>> Start
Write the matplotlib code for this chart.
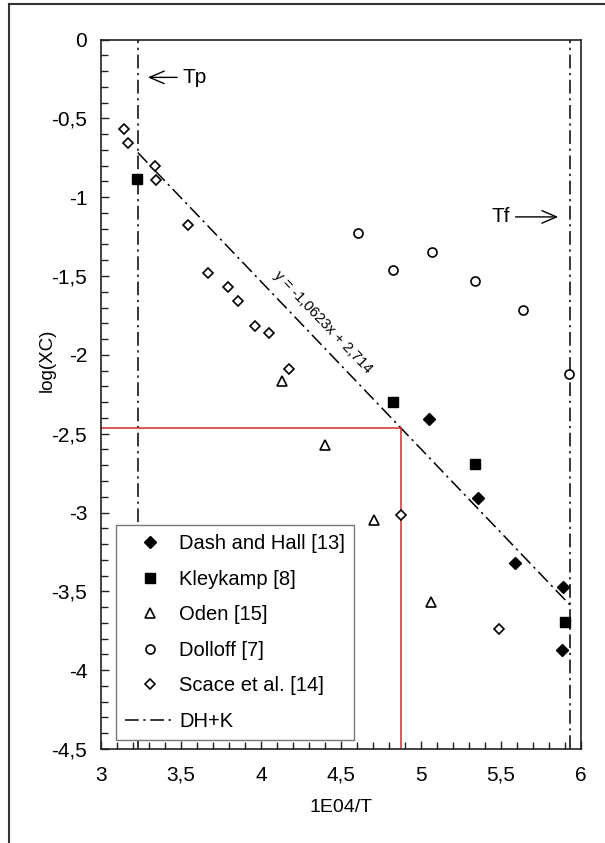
import numpy as np
import matplotlib
matplotlib.use('Agg')
import matplotlib.pyplot as plt
from matplotlib.ticker import MultipleLocator, FuncFormatter
from matplotlib.lines import Line2D

plt.rcParams['font.family'] = ['Liberation Sans', 'DejaVu Sans']

# 1E04/T and log(XC) per data source
dash_x = [5.052, 5.359, 5.588, 5.889, 5.884]
dash_y = [-2.404, -2.905, -3.322, -3.474, -3.873]

kley_x = [3.227, 4.823, 5.339, 5.901]
kley_y = [-0.883, -2.297, -2.694, -3.696]

oden_x = [4.131, 4.401, 4.705, 5.064]
oden_y = [-2.165, -2.571, -3.047, -3.565]

doll_x = [4.606, 4.823, 5.069, 5.339, 5.638, 5.925]
doll_y = [-1.229, -1.462, -1.350, -1.531, -1.715, -2.121]

scace_x = [3.145, 3.169, 3.338, 3.345, 3.546, 3.671, 3.796, 3.859, 3.963, 4.052, 4.173, 4.876, 5.486]
scace_y = [-0.568, -0.658, -0.802, -0.891, -1.178, -1.478, -1.567, -1.658, -1.815, -1.863, -2.092, -3.017, -3.740]

# DH+K fit and the two temperature limits
fit_slope = -1.0623
fit_icpt = 2.714
tp = 3.23
tf = 5.93
read_x = 4.872

labels = ['Dash and Hall [13]', 'Kleykamp [8]', 'Oden [15]', 'Dolloff [7]',
          'Scace et al. [14]', 'DH+K']

fs = 15
dashdot = (0, (9, 3, 1.5, 3))

fig = plt.figure(figsize=(6.05, 8.43), dpi=100)
ax = fig.add_axes([0.167, 0.1115, 0.7934, 0.8416])

ax.axvline(tp, color='black', lw=1.1, ls=dashdot, zorder=1)
ax.axvline(tf, color='black', lw=1.1, ls=dashdot, zorder=1)

fx = np.array([tp, tf])
ax.plot(fx, fit_slope * fx + fit_icpt, color='black', lw=1.1, ls=dashdot, zorder=2)

read_y = fit_slope * read_x + fit_icpt
ax.plot([3, read_x], [read_y, read_y], color='#d42a2a', lw=1.1, zorder=2)
ax.plot([read_x, read_x], [read_y, -4.5], color='#d42a2a', lw=1.1, zorder=2)

ax.plot(dash_x, dash_y, ls='none', marker='D', ms=6, color='black', zorder=3)
ax.plot(kley_x, kley_y, ls='none', marker='s', ms=7, color='black', zorder=3)
ax.plot(oden_x, oden_y, ls='none', marker='^', ms=6.5, mfc='white', mec='black', mew=1.2, zorder=3)
ax.plot(doll_x, doll_y, ls='none', marker='o', ms=6.5, mfc='white', mec='black', mew=1.2, zorder=3)
ax.plot(scace_x, scace_y, ls='none', marker='D', ms=5.5, mfc='white', mec='black', mew=1.2, zorder=3)

ax.text(4.385, -1.79, 'y = -1,0623x + 2,714', fontsize=10.6, ha='center', va='center',
        rotation=np.degrees(np.arctan(fit_slope)), rotation_mode='anchor',
        transform_rotates_text=True)

arrow = dict(arrowstyle='->,head_length=0.7,head_width=0.3', lw=1, color='black')
ax.annotate('Tp', xy=(3.275, -0.24), xytext=(3.51, -0.24), fontsize=fs,
            ha='left', va='center', arrowprops=arrow)
ax.annotate('Tf', xy=(5.875, -1.125), xytext=(5.556, -1.125), fontsize=fs,
            ha='right', va='center', arrowprops=arrow)

ax.set_xlim(3, 6)
ax.set_ylim(-4.5, 0)
ax.xaxis.set_major_locator(MultipleLocator(0.5))
ax.yaxis.set_major_locator(MultipleLocator(0.5))
ax.xaxis.set_minor_locator(MultipleLocator(0.1))
ax.yaxis.set_minor_locator(MultipleLocator(0.1))
comma = FuncFormatter(lambda v, p: ('%g' % v).replace('.', ','))
ax.xaxis.set_major_formatter(comma)
ax.yaxis.set_major_formatter(comma)
ax.tick_params(which='both', direction='in', top=False, right=False, width=1, color='#222222')
ax.tick_params(which='major', length=5.5)
ax.tick_params(which='minor', length=5)
ax.tick_params(axis='x', which='major', pad=12, labelsize=fs)
ax.tick_params(axis='y', which='major', pad=10, labelsize=fs)
for s in ax.spines.values():
    s.set_linewidth(1.2)
    s.set_color('#222222')

ax.set_xlabel('1E04/T', fontsize=14, va='top')
ax.xaxis.set_label_coords(0.5, -0.07)
ax.set_ylabel('log(XC)', fontsize=13.5)
ax.yaxis.set_label_coords(-0.094, 0.548)

handles = [
    Line2D([], [], ls='none', marker='D', ms=6, color='black'),
    Line2D([], [], ls='none', marker='s', ms=7, color='black'),
    Line2D([], [], ls='none', marker='^', ms=6.5, mfc='white', mec='black', mew=1.2),
    Line2D([], [], ls='none', marker='o', ms=6.5, mfc='white', mec='black', mew=1.2),
    Line2D([], [], ls='none', marker='D', ms=5.5, mfc='white', mec='black', mew=1.2),
    Line2D([], [], color='black', lw=1.1, ls=dashdot),
]
leg = ax.legend(handles, labels, loc='lower left', bbox_to_anchor=(0.031, 0.0127),
                borderaxespad=0, fontsize=14.5, frameon=True, fancybox=False,
                edgecolor='#777777', framealpha=1, borderpad=0.45, labelspacing=0.82,
                handlelength=2.5, handletextpad=0.2)
leg.get_frame().set_linewidth(1.0)
leg.set_zorder(5)

# outer frame of the figure
fig.add_artist(Line2D([9.3 / 605, 9.3 / 605], [1 - 4 / 843, 0], color='#333333', lw=1.5,
                      transform=fig.transFigure))
fig.add_artist(Line2D([9.3 / 605, 1], [1 - 4 / 843, 1 - 4 / 843], color='#333333', lw=1.5,
                      transform=fig.transFigure))

fig.savefig('out.png', dpi=100)
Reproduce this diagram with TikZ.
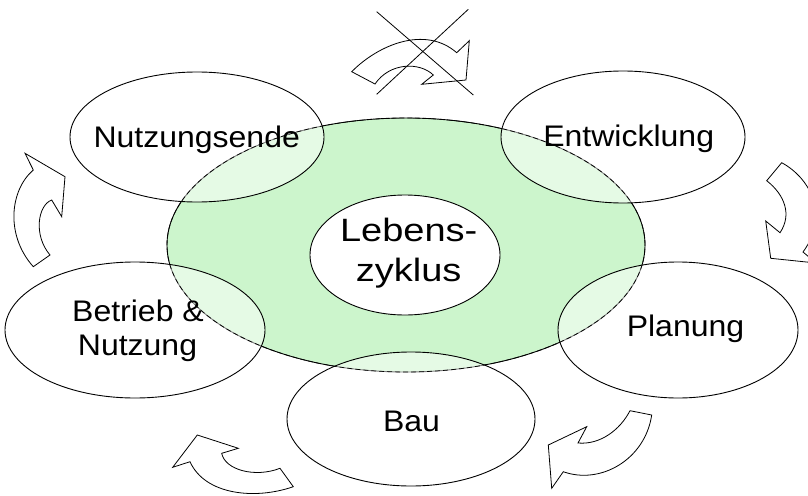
>> End
## Brief
From the top of the listing above, repeat each line exactly until you reach the line containing "ms=5.5, mfc='white', mec='black', mew=1.2, zorder=3)", and repeat that one too. Leave the pictures out.

## The completed task
Write the matplotlib code for this chart.
import numpy as np
import matplotlib
matplotlib.use('Agg')
import matplotlib.pyplot as plt
from matplotlib.ticker import MultipleLocator, FuncFormatter
from matplotlib.lines import Line2D

plt.rcParams['font.family'] = ['Liberation Sans', 'DejaVu Sans']

# 1E04/T and log(XC) per data source
dash_x = [5.052, 5.359, 5.588, 5.889, 5.884]
dash_y = [-2.404, -2.905, -3.322, -3.474, -3.873]

kley_x = [3.227, 4.823, 5.339, 5.901]
kley_y = [-0.883, -2.297, -2.694, -3.696]

oden_x = [4.131, 4.401, 4.705, 5.064]
oden_y = [-2.165, -2.571, -3.047, -3.565]

doll_x = [4.606, 4.823, 5.069, 5.339, 5.638, 5.925]
doll_y = [-1.229, -1.462, -1.350, -1.531, -1.715, -2.121]

scace_x = [3.145, 3.169, 3.338, 3.345, 3.546, 3.671, 3.796, 3.859, 3.963, 4.052, 4.173, 4.876, 5.486]
scace_y = [-0.568, -0.658, -0.802, -0.891, -1.178, -1.478, -1.567, -1.658, -1.815, -1.863, -2.092, -3.017, -3.740]

# DH+K fit and the two temperature limits
fit_slope = -1.0623
fit_icpt = 2.714
tp = 3.23
tf = 5.93
read_x = 4.872

labels = ['Dash and Hall [13]', 'Kleykamp [8]', 'Oden [15]', 'Dolloff [7]',
          'Scace et al. [14]', 'DH+K']

fs = 15
dashdot = (0, (9, 3, 1.5, 3))

fig = plt.figure(figsize=(6.05, 8.43), dpi=100)
ax = fig.add_axes([0.167, 0.1115, 0.7934, 0.8416])

ax.axvline(tp, color='black', lw=1.1, ls=dashdot, zorder=1)
ax.axvline(tf, color='black', lw=1.1, ls=dashdot, zorder=1)

fx = np.array([tp, tf])
ax.plot(fx, fit_slope * fx + fit_icpt, color='black', lw=1.1, ls=dashdot, zorder=2)

read_y = fit_slope * read_x + fit_icpt
ax.plot([3, read_x], [read_y, read_y], color='#d42a2a', lw=1.1, zorder=2)
ax.plot([read_x, read_x], [read_y, -4.5], color='#d42a2a', lw=1.1, zorder=2)

ax.plot(dash_x, dash_y, ls='none', marker='D', ms=6, color='black', zorder=3)
ax.plot(kley_x, kley_y, ls='none', marker='s', ms=7, color='black', zorder=3)
ax.plot(oden_x, oden_y, ls='none', marker='^', ms=6.5, mfc='white', mec='black', mew=1.2, zorder=3)
ax.plot(doll_x, doll_y, ls='none', marker='o', ms=6.5, mfc='white', mec='black', mew=1.2, zorder=3)
ax.plot(scace_x, scace_y, ls='none', marker='D', ms=5.5, mfc='white', mec='black', mew=1.2, zorder=3)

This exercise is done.